■ AIM OF THE TASK
Produce a word-for-word copy of the listing below without its pictures.

■ DATA BLOCK
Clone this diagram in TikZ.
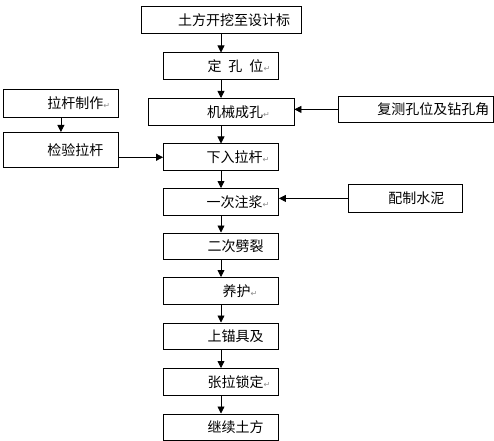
\documentclass[tikz,border=0pt]{standalone}
\usepackage{fontspec}
\setmainfont{Noto Sans CJK SC}
\newfontfamily\symfont{DejaVu Sans}
\usetikzlibrary{positioning, arrows.meta}

\newcommand{\rmark}{{\symfont\fontsize{8bp}{8bp}\selectfont\textcolor{black!45}{↵}}}
\newcommand{\pad}[1]{\hspace*{#1bp}}

\tikzset{
  stepbox/.style={draw, line width=0.8bp, minimum height=26.7bp, inner xsep=0pt,
    inner ysep=0pt, align=left, font=\fontsize{14bp}{16bp}\selectfont},
  flow/.style={-{Triangle[length=7bp,width=7bp]}, line width=0.8bp},
}

\begin{document}
\begin{tikzpicture}[x=1bp, y=-1bp]
\useasboundingbox (0,0) rectangle (494,441);

% main column
\node[stepbox, text width=160bp, anchor=north] (dig) at (221,6) {\pad{37}土方开挖至设计标};
\node[stepbox, text width=115bp, below=19bp of dig] (mark) {\pad{44}定\kern7bp孔\kern7bp位\rmark};
\node[stepbox, text width=146bp, below=18bp of mark] (drill) {\pad{59}机械成孔\rmark};
\node[stepbox, text width=115bp, below=18bp of drill] (insert) {\pad{43}下入拉杆\rmark};
\node[stepbox, text width=115bp, below=17bp of insert] (grout1) {\pad{43}一次注浆\rmark};
\node[stepbox, text width=115bp, below=17bp of grout1] (grout2) {\pad{44}二次劈裂};
\node[stepbox, text width=115bp, below=17bp of grout2] (cure) {\pad{59}养护\rmark};
\node[stepbox, text width=115bp, below=18bp of cure] (anchor) {\pad{44}上锚具及};
\node[stepbox, text width=115bp, below=18bp of anchor] (lock) {\pad{44}张拉锁定\rmark};
\node[stepbox, text width=115bp, below=18bp of lock] (resume) {\pad{44}继续土方};

% side boxes
\node[stepbox, text width=115bp, minimum height=28bp, anchor=north west] (make) at (3,89) {\pad{44}拉杆制作\rmark};
\node[stepbox, text width=115bp, minimum height=35bp, anchor=north west] (check) at (3,132) {\pad{44}检验拉杆};
\node[stepbox, text width=155bp, minimum height=26bp, anchor=north west] (recheck) at (338,96) {\pad{39}复测孔位及钻孔角};
\node[stepbox, text width=114bp, minimum height=28bp, anchor=north west] (cement) at (348,184) {\pad{40}配制水泥};

\foreach \a/\b in {dig/mark, mark/drill, drill/insert, insert/grout1, grout1/grout2,
                   grout2/cure, cure/anchor, anchor/lock, lock/resume}
  \draw[flow] (\a.south) -- (\b.north);

\draw[flow] (make) -- (check);
\draw[flow] (check.east |- insert.west) -- (insert.west);
\draw[flow] (recheck.west) -- (recheck.west -| drill.east);
\draw[flow] (cement.west) -- (cement.west -| grout1.east);
\end{tikzpicture}
\end{document}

■ EXERCISE ANSWER
Clone this diagram in TikZ.
\documentclass[tikz,border=0pt]{standalone}
\usepackage{fontspec}
\setmainfont{Noto Sans CJK SC}
\newfontfamily\symfont{DejaVu Sans}
\usetikzlibrary{positioning, arrows.meta}

\newcommand{\rmark}{{\symfont\fontsize{8bp}{8bp}\selectfont\textcolor{black!45}{↵}}}
\newcommand{\pad}[1]{\hspace*{#1bp}}

\tikzset{
  stepbox/.style={draw, line width=0.8bp, minimum height=26.7bp, inner xsep=0pt,
    inner ysep=0pt, align=left, font=\fontsize{14bp}{16bp}\selectfont},
  flow/.style={-{Triangle[length=7bp,width=7bp]}, line width=0.8bp},
}

\begin{document}
\begin{tikzpicture}[x=1bp, y=-1bp]
\useasboundingbox (0,0) rectangle (494,441);

% main column
\node[stepbox, text width=160bp, anchor=north] (dig) at (221,6) {\pad{37}土方开挖至设计标};
\node[stepbox, text width=115bp, below=19bp of dig] (mark) {\pad{44}定\kern7bp孔\kern7bp位\rmark};
\node[stepbox, text width=146bp, below=18bp of mark] (drill) {\pad{59}机械成孔\rmark};
\node[stepbox, text width=115bp, below=18bp of drill] (insert) {\pad{43}下入拉杆\rmark};
\node[stepbox, text width=115bp, below=17bp of insert] (grout1) {\pad{43}一次注浆\rmark};
\node[stepbox, text width=115bp, below=17bp of grout1] (grout2) {\pad{44}二次劈裂};
\node[stepbox, text width=115bp, below=17bp of grout2] (cure) {\pad{59}养护\rmark};
\node[stepbox, text width=115bp, below=18bp of cure] (anchor) {\pad{44}上锚具及};
\node[stepbox, text width=115bp, below=18bp of anchor] (lock) {\pad{44}张拉锁定\rmark};
\node[stepbox, text width=115bp, below=18bp of lock] (resume) {\pad{44}继续土方};

% side boxes
\node[stepbox, text width=115bp, minimum height=28bp, anchor=north west] (make) at (3,89) {\pad{44}拉杆制作\rmark};
\node[stepbox, text width=115bp, minimum height=35bp, anchor=north west] (check) at (3,132) {\pad{44}检验拉杆};
\node[stepbox, text width=155bp, minimum height=26bp, anchor=north west] (recheck) at (338,96) {\pad{39}复测孔位及钻孔角};
\node[stepbox, text width=114bp, minimum height=28bp, anchor=north west] (cement) at (348,184) {\pad{40}配制水泥};

\foreach \a/\b in {dig/mark, mark/drill, drill/insert, insert/grout1, grout1/grout2,
                   grout2/cure, cure/anchor, anchor/lock, lock/resume}
  \draw[flow] (\a.south) -- (\b.north);

\draw[flow] (make) -- (check);
\draw[flow] (check.east |- insert.west) -- (insert.west);
\draw[flow] (recheck.west) -- (recheck.west -| drill.east);
\draw[flow] (cement.west) -- (cement.west -| grout1.east);
\end{tikzpicture}
\end{document}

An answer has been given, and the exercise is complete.